HP Pledges Server, Storage Growth in Year Ahead

Despite ongoing concerns about the health of the PC market, Hewlett-Packard Co. is comfortable with its projections of revenue growth of between 15 percent and 17 percent in fiscal 2001, Carly Fiorina, HP's chairman, chief executive officer and president, said in a meeting with financial analysts this morning.

The growth will be driven by sales of HP's "Internet infrastructure" products, which include Unix servers, storage equipment and software products. Sales of those products began accelerating at the end of fiscal 2000, and will continue to grow in the coming year, particularly among U.S. businesses, Fiorina said.

HP badly missed earnings predictions for its fourth quarter of 2000, which ended Oct. 31, and Fiorina sought to reassure investors that the company's outlook is strong. The company has worked hard to overhaul its server and storage offerings during the year, and those investments are now beginning to pay off, she said.

As an incentive to boost profits, HP has adjusted the way it allocates bonuses, tying rewards to profit growth as well as revenue targets, she said. No HP executives will get their bonus for the second half of fiscal 2000, she said.

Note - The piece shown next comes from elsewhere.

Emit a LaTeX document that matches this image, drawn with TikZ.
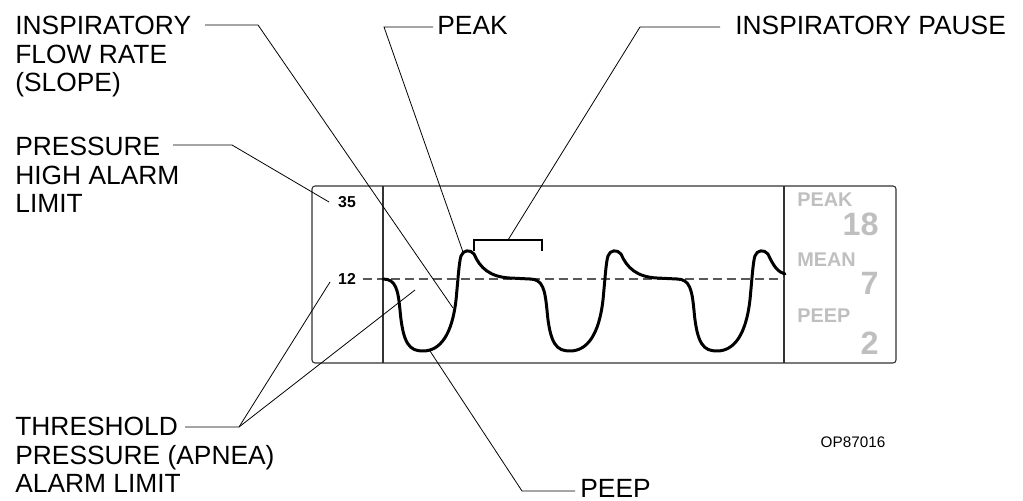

"There are no executive bonuses being paid -- starting with myself but not ending with myself -- in the second half of 2000," she told financial analysts. "We are very serious about balancing top line growth with bottom line profitability."

PC sales will increase in single digits only compared with fiscal 2000, but HP had allowed for that when it put together its financial forecast, she said.

HP expects consumer PC sales to grow by about 18 percent in 2001, driven by sales outside the U.S. That's down from growth of 75 percent in HP's fiscal year 2000. HP's consumer PC business accounts for about 10 percent of its total sales.

Business PC sales will grow about 5 percent in fiscal 2001, compared with a decline of about 2 percent in sales the previous year, Fiorina said.

HP sees the Unix server business as a "two-horse" race between HP and Sun Microsystems Inc., she said.

"In the Unix space we think we are in a position to seriously challenge Sun for the first time, and we believe we're pulling away from IBM (Corp.) and Compaq (Computer Corp.)," Fiorina said.

The coming year should also see an uptick in HP's printer sales, she said. The company expects to have its "biggest product introduction year ever" in laser printers in 2001, Fiorina said. The company's imaging and printer business grew 10 percent in fiscal 2000 to pass US$10 billion, and the company hopes to best that growth by 2 percentage points in 2001.

HP is comfortable with the consensus analyst estimate of 44 US cents per share profit for its current fiscal quarter, which will end Jan. 31, Fiorina said. That would be an improvement of 4 cents on the same period a year ago. The company also concurs with analysts predictions of a profit of US$1.98 per share for the year.